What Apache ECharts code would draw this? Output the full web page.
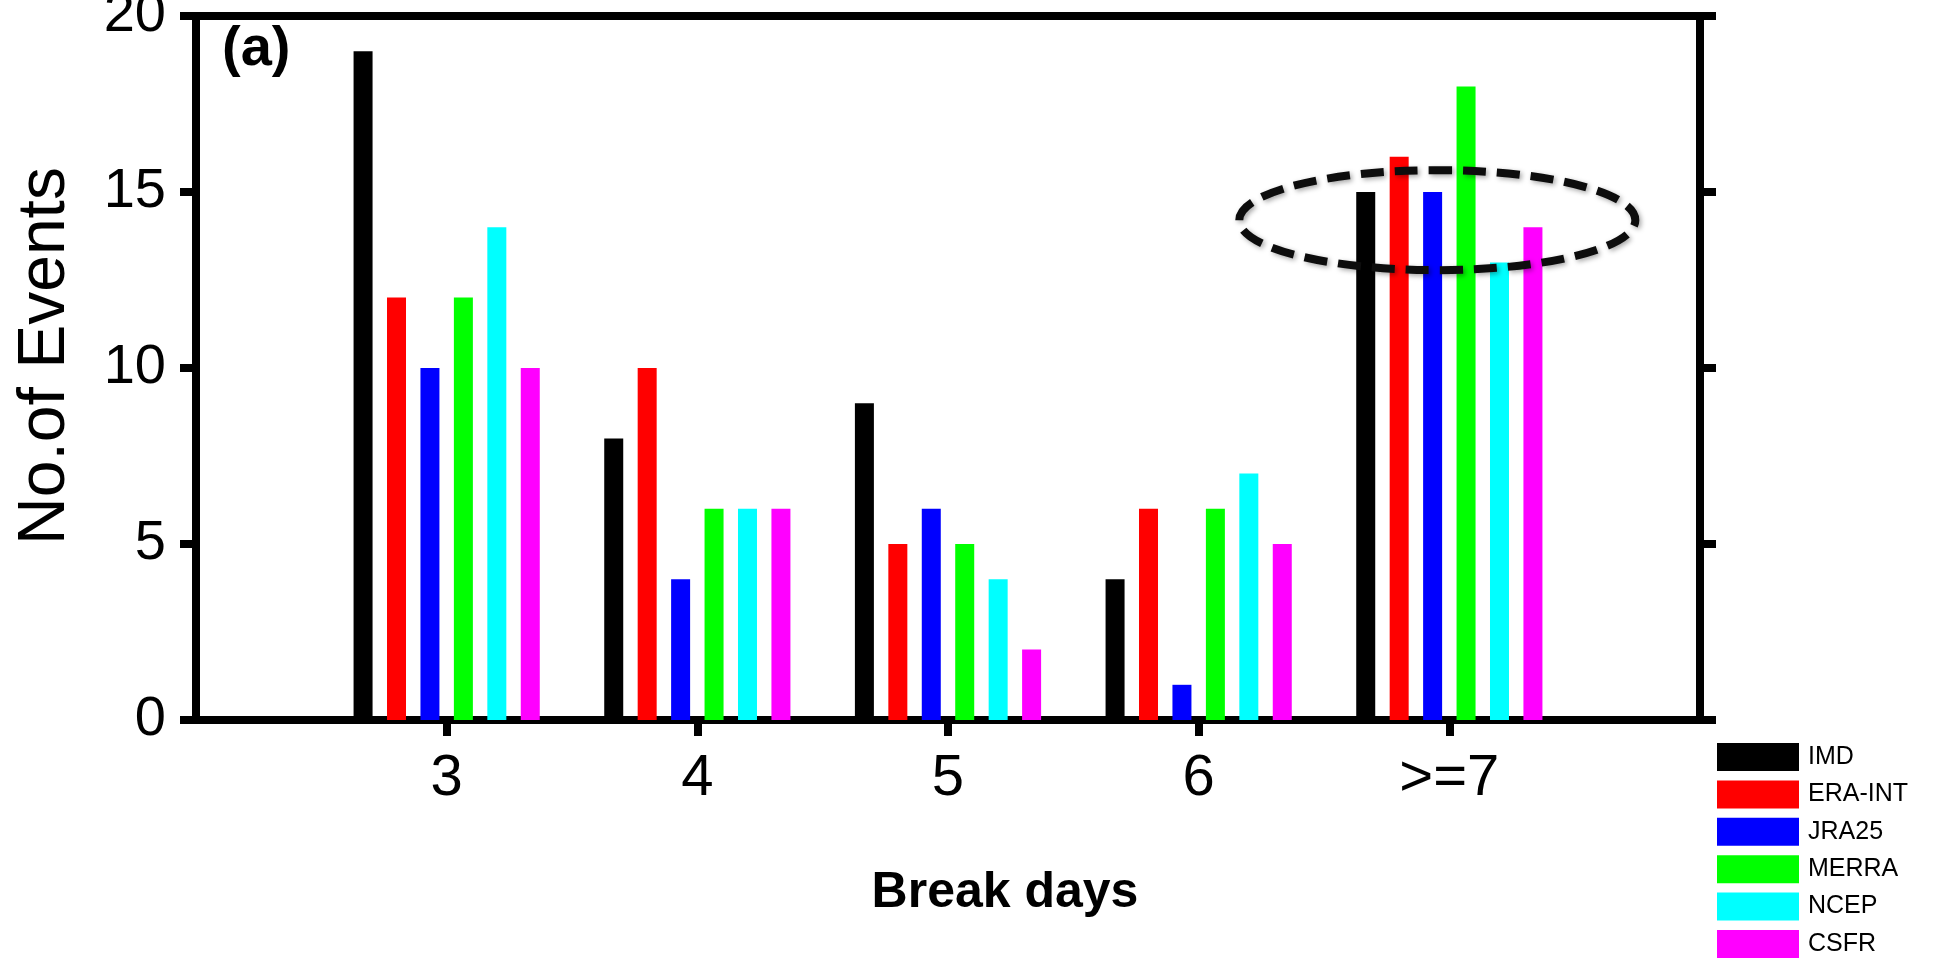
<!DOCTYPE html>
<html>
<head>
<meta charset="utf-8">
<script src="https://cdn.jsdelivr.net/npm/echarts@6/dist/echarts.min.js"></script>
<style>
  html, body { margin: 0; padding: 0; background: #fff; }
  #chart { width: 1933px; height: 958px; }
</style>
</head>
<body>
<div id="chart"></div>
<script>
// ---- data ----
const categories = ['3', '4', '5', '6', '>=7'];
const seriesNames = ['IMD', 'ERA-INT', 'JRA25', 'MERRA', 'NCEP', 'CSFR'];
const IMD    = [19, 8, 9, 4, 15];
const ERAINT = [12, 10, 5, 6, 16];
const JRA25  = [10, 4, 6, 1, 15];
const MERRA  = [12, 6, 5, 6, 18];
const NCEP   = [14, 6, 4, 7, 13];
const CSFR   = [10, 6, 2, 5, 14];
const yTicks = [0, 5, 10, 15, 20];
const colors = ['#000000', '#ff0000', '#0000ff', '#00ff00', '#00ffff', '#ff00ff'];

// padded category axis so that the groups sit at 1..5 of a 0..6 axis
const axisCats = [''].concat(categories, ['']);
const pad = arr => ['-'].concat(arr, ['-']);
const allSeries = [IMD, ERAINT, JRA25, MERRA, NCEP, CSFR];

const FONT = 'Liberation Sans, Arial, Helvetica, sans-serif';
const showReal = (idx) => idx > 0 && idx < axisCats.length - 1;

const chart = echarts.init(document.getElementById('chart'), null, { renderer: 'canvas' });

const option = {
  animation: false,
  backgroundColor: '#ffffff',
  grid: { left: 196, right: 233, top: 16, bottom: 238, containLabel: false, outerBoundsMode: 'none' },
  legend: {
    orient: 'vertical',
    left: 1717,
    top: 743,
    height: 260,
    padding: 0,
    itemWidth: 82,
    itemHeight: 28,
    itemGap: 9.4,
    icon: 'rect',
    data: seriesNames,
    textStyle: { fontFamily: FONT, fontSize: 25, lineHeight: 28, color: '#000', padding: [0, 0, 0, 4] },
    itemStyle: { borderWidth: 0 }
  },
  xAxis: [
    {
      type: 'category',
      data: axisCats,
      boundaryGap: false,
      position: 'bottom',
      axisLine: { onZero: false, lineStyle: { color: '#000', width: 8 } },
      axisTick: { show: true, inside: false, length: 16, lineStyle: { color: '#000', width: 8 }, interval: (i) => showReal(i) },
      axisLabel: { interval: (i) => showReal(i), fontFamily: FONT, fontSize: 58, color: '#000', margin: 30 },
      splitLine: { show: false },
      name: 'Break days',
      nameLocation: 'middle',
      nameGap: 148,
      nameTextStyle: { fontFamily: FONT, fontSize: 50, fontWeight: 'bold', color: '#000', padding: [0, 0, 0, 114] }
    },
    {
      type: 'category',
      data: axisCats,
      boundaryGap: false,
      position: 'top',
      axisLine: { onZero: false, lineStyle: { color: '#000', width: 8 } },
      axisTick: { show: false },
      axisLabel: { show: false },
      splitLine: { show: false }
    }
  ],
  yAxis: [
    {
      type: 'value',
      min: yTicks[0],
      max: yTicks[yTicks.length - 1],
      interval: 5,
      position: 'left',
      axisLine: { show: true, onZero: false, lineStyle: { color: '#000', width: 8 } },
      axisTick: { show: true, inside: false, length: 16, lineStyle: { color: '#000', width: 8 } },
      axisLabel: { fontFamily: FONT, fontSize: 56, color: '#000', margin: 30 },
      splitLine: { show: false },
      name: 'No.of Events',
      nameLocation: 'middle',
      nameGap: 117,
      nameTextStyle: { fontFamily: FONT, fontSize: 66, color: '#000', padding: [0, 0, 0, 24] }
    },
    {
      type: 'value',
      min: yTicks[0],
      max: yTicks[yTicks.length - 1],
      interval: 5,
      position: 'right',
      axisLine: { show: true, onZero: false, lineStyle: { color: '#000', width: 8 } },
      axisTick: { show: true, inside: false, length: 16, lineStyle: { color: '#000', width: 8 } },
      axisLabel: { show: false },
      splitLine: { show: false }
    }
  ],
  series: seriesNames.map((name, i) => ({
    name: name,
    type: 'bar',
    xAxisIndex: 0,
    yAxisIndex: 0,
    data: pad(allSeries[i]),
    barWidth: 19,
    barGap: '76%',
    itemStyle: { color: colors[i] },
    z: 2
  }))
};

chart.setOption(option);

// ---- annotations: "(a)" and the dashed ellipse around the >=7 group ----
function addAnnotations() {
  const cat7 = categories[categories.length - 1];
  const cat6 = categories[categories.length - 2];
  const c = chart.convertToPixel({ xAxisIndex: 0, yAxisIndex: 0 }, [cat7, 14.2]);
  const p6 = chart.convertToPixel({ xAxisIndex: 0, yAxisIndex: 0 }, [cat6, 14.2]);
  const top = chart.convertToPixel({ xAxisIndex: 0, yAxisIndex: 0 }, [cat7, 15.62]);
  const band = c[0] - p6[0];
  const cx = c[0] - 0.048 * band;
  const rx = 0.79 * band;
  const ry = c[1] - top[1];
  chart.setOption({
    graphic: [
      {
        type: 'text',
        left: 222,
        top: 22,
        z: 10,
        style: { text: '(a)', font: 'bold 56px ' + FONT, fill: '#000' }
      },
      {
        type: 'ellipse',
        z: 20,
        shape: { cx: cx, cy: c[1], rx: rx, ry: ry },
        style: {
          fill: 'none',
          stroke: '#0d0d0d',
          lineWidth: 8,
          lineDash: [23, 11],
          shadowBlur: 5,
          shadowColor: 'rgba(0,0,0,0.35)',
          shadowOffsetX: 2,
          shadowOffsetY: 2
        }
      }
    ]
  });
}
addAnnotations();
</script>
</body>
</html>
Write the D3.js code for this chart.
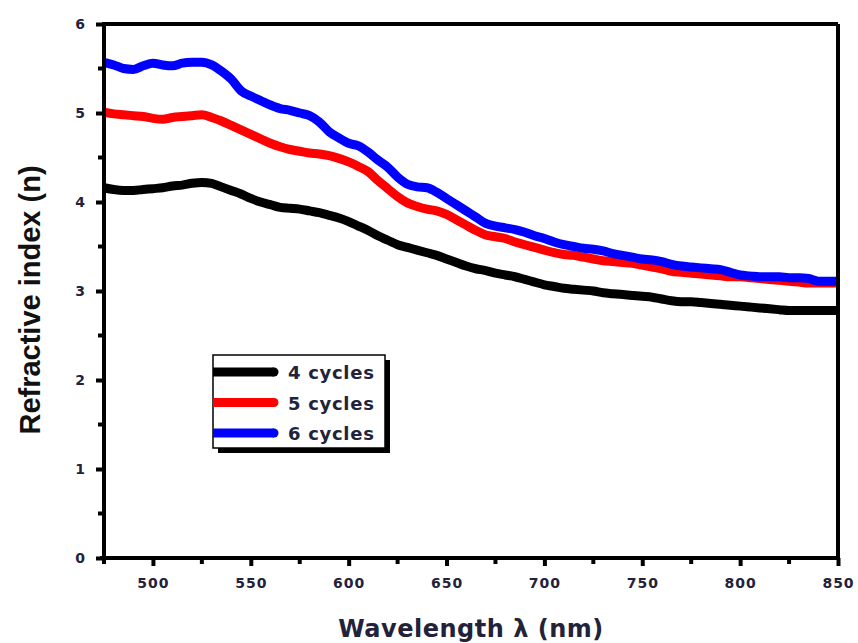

**********

### Required work
Count every line above that holds the word "this", and state the number and nothing more.

### Solution
2